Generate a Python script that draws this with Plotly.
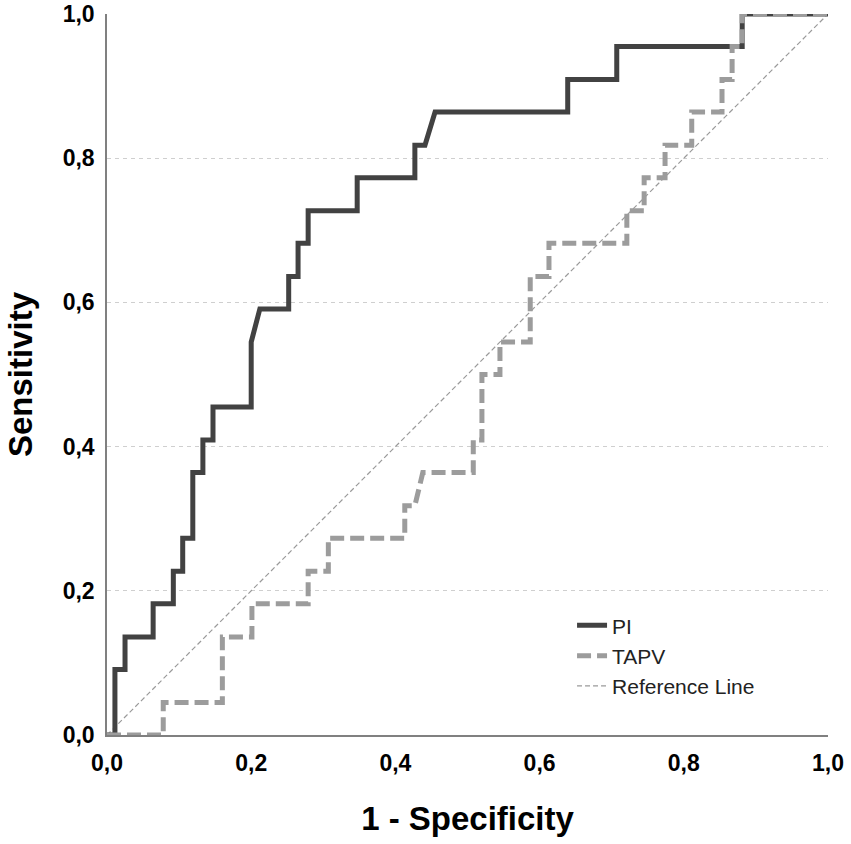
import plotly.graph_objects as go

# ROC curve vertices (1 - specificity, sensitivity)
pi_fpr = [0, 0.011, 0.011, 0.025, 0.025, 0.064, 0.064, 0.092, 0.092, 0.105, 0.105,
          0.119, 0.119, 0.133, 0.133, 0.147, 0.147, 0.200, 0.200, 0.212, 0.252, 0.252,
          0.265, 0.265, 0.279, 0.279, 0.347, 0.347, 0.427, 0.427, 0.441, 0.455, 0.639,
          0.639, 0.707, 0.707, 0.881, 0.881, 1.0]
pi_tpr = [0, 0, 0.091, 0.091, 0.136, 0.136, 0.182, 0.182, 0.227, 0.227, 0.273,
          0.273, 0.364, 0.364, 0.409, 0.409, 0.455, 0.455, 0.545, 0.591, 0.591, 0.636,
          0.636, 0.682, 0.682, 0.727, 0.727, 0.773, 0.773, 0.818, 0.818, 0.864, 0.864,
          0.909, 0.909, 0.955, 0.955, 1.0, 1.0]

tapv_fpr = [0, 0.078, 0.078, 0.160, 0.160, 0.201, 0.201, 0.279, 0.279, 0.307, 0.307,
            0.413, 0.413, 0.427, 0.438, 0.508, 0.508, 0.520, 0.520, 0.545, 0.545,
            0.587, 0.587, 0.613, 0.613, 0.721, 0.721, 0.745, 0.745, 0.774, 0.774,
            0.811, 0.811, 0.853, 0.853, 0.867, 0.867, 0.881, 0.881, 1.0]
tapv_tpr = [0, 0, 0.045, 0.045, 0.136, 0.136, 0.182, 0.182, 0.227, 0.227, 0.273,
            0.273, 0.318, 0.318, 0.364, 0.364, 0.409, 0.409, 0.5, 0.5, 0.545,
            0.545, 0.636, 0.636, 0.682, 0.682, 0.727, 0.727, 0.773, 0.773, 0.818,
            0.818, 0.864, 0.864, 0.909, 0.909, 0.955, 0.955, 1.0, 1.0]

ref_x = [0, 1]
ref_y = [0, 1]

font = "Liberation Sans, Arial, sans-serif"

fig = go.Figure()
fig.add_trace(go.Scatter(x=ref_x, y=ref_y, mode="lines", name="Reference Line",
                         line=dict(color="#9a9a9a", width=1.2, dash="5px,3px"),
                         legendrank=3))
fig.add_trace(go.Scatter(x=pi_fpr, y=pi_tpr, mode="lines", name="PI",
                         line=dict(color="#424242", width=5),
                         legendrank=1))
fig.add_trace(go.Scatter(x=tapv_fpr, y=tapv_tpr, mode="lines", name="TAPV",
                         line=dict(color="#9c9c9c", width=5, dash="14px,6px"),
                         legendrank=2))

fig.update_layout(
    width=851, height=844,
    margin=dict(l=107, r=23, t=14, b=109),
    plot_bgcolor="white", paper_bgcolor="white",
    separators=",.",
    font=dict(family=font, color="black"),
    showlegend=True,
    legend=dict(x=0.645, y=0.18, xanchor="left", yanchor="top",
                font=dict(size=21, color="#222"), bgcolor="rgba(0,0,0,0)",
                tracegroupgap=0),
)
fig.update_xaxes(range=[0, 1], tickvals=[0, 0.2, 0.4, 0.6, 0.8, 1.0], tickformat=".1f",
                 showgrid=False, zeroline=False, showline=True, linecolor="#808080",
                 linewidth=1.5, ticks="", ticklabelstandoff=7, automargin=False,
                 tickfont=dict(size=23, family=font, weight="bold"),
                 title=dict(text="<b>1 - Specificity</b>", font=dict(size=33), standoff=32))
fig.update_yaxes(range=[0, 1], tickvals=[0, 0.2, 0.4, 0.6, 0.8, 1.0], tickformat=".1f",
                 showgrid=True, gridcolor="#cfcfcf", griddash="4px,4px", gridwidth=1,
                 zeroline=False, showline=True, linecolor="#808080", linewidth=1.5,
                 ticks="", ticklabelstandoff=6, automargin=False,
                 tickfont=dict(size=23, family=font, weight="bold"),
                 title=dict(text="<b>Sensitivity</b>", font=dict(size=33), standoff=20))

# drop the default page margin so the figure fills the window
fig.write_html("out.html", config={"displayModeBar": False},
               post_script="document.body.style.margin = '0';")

____________

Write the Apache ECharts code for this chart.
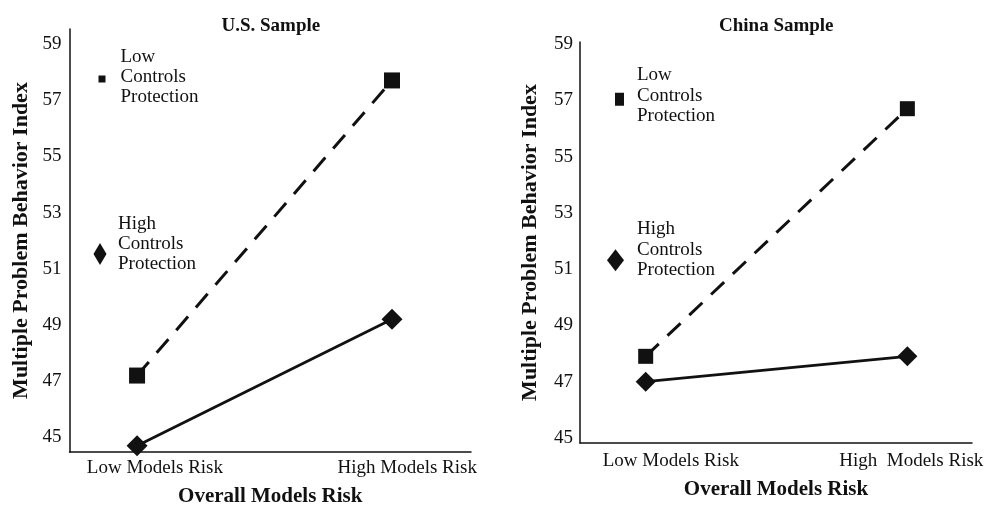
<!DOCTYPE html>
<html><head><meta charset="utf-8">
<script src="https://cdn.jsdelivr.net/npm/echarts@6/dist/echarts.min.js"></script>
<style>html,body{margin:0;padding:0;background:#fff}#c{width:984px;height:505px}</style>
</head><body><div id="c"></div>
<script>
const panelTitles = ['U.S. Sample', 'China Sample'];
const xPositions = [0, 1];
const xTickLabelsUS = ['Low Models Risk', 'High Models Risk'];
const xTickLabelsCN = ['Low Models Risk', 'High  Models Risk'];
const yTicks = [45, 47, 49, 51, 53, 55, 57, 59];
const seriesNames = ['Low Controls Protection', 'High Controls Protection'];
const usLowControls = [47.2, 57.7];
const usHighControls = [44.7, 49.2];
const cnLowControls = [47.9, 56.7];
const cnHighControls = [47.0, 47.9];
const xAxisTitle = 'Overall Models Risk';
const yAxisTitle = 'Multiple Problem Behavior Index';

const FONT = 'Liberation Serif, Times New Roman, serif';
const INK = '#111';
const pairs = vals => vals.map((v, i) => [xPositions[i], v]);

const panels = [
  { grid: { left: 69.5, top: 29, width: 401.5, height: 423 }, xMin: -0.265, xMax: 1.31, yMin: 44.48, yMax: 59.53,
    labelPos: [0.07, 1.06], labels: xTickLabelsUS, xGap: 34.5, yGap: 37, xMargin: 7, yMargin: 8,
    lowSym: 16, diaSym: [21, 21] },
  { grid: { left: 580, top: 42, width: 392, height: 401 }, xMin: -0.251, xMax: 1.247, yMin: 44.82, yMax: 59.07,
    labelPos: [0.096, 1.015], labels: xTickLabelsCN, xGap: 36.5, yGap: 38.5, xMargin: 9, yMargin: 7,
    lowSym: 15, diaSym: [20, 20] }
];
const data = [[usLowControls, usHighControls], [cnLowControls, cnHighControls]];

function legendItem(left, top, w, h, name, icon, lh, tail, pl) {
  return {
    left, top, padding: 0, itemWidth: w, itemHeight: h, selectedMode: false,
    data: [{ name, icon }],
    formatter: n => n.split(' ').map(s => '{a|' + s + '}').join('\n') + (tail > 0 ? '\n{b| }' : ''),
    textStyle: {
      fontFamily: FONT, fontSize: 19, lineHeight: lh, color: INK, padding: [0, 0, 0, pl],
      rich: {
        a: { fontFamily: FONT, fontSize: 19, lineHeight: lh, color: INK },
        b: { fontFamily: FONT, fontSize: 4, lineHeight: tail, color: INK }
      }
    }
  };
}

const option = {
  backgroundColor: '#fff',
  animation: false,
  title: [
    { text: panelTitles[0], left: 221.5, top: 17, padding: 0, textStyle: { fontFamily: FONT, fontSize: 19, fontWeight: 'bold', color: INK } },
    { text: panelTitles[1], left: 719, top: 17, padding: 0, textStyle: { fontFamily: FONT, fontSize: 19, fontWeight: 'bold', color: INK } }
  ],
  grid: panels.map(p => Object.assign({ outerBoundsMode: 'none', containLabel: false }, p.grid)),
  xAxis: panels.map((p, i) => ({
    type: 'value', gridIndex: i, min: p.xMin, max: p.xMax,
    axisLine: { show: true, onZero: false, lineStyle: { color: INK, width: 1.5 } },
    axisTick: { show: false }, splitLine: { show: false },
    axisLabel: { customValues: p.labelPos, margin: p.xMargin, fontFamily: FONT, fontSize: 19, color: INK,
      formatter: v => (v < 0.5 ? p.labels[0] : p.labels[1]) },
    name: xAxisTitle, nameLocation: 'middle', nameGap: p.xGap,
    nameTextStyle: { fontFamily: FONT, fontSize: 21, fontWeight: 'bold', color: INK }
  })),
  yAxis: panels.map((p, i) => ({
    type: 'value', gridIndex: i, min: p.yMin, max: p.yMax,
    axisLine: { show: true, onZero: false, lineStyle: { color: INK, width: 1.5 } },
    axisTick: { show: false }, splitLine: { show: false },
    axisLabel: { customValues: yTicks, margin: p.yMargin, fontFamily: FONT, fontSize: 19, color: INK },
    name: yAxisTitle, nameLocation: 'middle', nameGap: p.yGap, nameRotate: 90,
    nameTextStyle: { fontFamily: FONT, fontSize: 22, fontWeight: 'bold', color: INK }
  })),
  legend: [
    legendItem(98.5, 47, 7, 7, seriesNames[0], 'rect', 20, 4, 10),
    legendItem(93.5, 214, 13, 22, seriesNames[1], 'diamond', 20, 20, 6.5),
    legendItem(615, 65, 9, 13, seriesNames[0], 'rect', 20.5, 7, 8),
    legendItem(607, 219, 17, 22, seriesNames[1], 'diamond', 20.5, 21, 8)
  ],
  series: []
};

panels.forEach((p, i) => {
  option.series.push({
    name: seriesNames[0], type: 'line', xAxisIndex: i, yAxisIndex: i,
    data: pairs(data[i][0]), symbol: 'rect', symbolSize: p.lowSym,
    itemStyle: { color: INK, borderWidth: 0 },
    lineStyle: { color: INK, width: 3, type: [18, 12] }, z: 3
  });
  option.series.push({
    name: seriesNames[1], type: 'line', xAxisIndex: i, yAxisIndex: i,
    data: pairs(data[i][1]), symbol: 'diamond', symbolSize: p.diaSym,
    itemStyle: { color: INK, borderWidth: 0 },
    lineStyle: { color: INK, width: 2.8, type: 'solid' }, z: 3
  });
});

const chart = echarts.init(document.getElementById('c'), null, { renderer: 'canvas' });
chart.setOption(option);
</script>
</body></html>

____________

YOUR TASK -
In the listing above, find the line containing "Generate a Python" and the line containing "import plotly.graph_objects as go", then return both of them and every line between, exactly, without pictures.

EXPECTED ANSWER -
Generate a Python script that draws this with Plotly.
import plotly.graph_objects as go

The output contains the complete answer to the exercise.